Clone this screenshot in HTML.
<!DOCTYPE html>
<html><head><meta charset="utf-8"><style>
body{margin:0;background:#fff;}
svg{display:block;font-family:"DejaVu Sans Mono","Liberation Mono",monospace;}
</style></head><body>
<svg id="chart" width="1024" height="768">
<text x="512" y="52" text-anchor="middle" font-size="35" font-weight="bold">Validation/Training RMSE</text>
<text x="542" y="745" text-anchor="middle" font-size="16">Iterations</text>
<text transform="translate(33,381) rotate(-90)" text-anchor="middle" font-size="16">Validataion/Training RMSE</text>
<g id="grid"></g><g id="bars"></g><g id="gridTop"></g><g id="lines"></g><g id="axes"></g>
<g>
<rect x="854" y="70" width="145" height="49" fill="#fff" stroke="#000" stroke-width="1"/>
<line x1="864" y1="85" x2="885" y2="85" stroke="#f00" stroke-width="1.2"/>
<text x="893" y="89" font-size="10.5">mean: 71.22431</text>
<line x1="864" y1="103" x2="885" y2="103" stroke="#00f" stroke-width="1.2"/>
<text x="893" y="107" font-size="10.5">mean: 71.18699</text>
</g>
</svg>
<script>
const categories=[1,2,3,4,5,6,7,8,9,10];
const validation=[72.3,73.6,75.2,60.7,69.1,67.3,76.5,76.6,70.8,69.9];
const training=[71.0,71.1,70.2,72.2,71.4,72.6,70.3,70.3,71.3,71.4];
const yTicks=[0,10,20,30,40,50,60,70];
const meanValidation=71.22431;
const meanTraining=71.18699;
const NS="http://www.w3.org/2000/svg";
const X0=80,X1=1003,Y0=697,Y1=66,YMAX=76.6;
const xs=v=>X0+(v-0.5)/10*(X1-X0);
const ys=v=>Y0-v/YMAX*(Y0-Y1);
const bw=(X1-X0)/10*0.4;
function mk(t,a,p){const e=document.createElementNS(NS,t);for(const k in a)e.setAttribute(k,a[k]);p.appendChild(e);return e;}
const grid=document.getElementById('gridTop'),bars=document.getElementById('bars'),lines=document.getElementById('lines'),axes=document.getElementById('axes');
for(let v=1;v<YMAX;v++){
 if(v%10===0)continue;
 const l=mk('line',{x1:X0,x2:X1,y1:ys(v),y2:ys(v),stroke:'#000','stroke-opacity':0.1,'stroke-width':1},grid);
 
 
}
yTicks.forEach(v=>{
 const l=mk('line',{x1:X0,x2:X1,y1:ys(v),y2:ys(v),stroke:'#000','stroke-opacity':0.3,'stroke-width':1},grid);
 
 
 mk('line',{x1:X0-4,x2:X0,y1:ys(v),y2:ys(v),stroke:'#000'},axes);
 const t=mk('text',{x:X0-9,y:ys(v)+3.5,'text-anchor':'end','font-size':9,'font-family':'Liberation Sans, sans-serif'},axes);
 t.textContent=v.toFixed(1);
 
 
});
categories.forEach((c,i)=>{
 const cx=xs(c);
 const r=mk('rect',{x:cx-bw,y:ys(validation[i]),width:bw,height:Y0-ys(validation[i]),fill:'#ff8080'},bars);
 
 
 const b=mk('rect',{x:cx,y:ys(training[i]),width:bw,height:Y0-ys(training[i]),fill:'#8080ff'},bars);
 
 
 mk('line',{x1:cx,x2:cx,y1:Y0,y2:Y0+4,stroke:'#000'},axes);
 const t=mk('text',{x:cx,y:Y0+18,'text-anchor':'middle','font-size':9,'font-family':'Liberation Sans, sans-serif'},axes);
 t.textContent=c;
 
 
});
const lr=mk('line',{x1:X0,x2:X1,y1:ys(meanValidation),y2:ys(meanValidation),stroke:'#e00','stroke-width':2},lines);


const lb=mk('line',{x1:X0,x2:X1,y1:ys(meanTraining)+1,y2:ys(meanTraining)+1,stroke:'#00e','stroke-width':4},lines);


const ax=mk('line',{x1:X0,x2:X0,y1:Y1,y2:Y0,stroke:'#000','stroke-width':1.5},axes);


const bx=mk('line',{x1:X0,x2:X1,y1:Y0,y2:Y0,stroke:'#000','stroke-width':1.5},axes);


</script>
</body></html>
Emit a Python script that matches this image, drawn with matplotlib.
· · · ·
**What you are asked to do:** Show the data once more, exactly as it was written.

**Task output:**
Clone this screenshot in HTML.
<!DOCTYPE html>
<html><head><meta charset="utf-8"><style>
body{margin:0;background:#fff;}
svg{display:block;font-family:"DejaVu Sans Mono","Liberation Mono",monospace;}
</style></head><body>
<svg id="chart" width="1024" height="768">
<text x="512" y="52" text-anchor="middle" font-size="35" font-weight="bold">Validation/Training RMSE</text>
<text x="542" y="745" text-anchor="middle" font-size="16">Iterations</text>
<text transform="translate(33,381) rotate(-90)" text-anchor="middle" font-size="16">Validataion/Training RMSE</text>
<g id="grid"></g><g id="bars"></g><g id="gridTop"></g><g id="lines"></g><g id="axes"></g>
<g>
<rect x="854" y="70" width="145" height="49" fill="#fff" stroke="#000" stroke-width="1"/>
<line x1="864" y1="85" x2="885" y2="85" stroke="#f00" stroke-width="1.2"/>
<text x="893" y="89" font-size="10.5">mean: 71.22431</text>
<line x1="864" y1="103" x2="885" y2="103" stroke="#00f" stroke-width="1.2"/>
<text x="893" y="107" font-size="10.5">mean: 71.18699</text>
</g>
</svg>
<script>
const categories=[1,2,3,4,5,6,7,8,9,10];
const validation=[72.3,73.6,75.2,60.7,69.1,67.3,76.5,76.6,70.8,69.9];
const training=[71.0,71.1,70.2,72.2,71.4,72.6,70.3,70.3,71.3,71.4];
const yTicks=[0,10,20,30,40,50,60,70];
const meanValidation=71.22431;
const meanTraining=71.18699;
const NS="http://www.w3.org/2000/svg";
const X0=80,X1=1003,Y0=697,Y1=66,YMAX=76.6;
const xs=v=>X0+(v-0.5)/10*(X1-X0);
const ys=v=>Y0-v/YMAX*(Y0-Y1);
const bw=(X1-X0)/10*0.4;
function mk(t,a,p){const e=document.createElementNS(NS,t);for(const k in a)e.setAttribute(k,a[k]);p.appendChild(e);return e;}
const grid=document.getElementById('gridTop'),bars=document.getElementById('bars'),lines=document.getElementById('lines'),axes=document.getElementById('axes');
for(let v=1;v<YMAX;v++){
 if(v%10===0)continue;
 const l=mk('line',{x1:X0,x2:X1,y1:ys(v),y2:ys(v),stroke:'#000','stroke-opacity':0.1,'stroke-width':1},grid);
 
 
}
yTicks.forEach(v=>{
 const l=mk('line',{x1:X0,x2:X1,y1:ys(v),y2:ys(v),stroke:'#000','stroke-opacity':0.3,'stroke-width':1},grid);
 
 
 mk('line',{x1:X0-4,x2:X0,y1:ys(v),y2:ys(v),stroke:'#000'},axes);
 const t=mk('text',{x:X0-9,y:ys(v)+3.5,'text-anchor':'end','font-size':9,'font-family':'Liberation Sans, sans-serif'},axes);
 t.textContent=v.toFixed(1);
 
 
});
categories.forEach((c,i)=>{
 const cx=xs(c);
 const r=mk('rect',{x:cx-bw,y:ys(validation[i]),width:bw,height:Y0-ys(validation[i]),fill:'#ff8080'},bars);
 
 
 const b=mk('rect',{x:cx,y:ys(training[i]),width:bw,height:Y0-ys(training[i]),fill:'#8080ff'},bars);
 
 
 mk('line',{x1:cx,x2:cx,y1:Y0,y2:Y0+4,stroke:'#000'},axes);
 const t=mk('text',{x:cx,y:Y0+18,'text-anchor':'middle','font-size':9,'font-family':'Liberation Sans, sans-serif'},axes);
 t.textContent=c;
 
 
});
const lr=mk('line',{x1:X0,x2:X1,y1:ys(meanValidation),y2:ys(meanValidation),stroke:'#e00','stroke-width':2},lines);


const lb=mk('line',{x1:X0,x2:X1,y1:ys(meanTraining)+1,y2:ys(meanTraining)+1,stroke:'#00e','stroke-width':4},lines);


const ax=mk('line',{x1:X0,x2:X0,y1:Y1,y2:Y0,stroke:'#000','stroke-width':1.5},axes);


const bx=mk('line',{x1:X0,x2:X1,y1:Y0,y2:Y0,stroke:'#000','stroke-width':1.5},axes);


</script>
</body></html>
Emit a Python script that matches this image, drawn with matplotlib.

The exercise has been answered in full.